On-base plus slugging percentage (OPS) has been the ultimate indicator of runs over the last ten years at a 0.97 R-value, or a near direct relationship with runs scored. This statistic has been criticized as it values on base percentage and slugging percentage equally, when it has been shown that these two values are not equal. However it is eye-opening when two values correlate at this strong of a rate. OPS encompasses two factors: a player’s hit distribution and their selectivity. These are two of the most important facets of offense, and may explain why this statistic holds so much weight. Players like Andrew McCutchen and Troy Tulowitzki, among others, shine in this area, a talent and statistic that put them in prime position as annual MVP candidates. Valuation of this statistic also bodes well for soon-to-be free agent Nelson Cruz, who is 11th in the Major Leagues in OPS thanks to his keen eye and light tower power.
While imperfections can always be found in studies that rely mainly on correlational data, I have strong faith in this new statistical age of baseball and its potential to innovate what drives a team’s offense. This was but an introductory article, explaining the basis behind many of the ideas being thrown out in baseball commentary today, and my hope is that it gives readers a solid base of statistical terms and their relevance in America’s Pastime.

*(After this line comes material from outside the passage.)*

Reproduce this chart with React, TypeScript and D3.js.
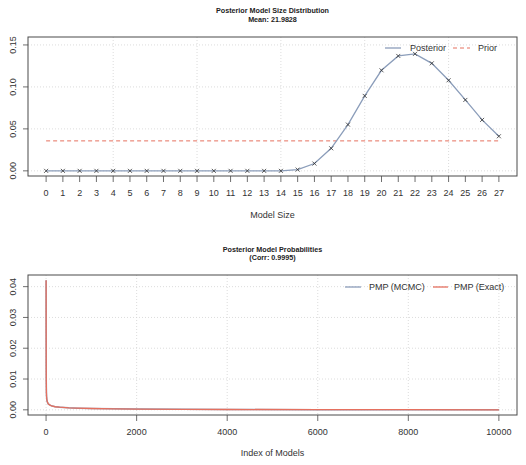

Even this cloud of knowledge can help the most casual fan more accurately judge their favorite team’s activities. It is only scraping the surface of the depth to which baseball can be analyzed in this day and age. While I addressed many different elements of offense, this new statistical wave opens up the possibility for future articles to address pitching statistics or even defense. The potential for statistical research in this field is limitless and can help everyone better understand the game we love.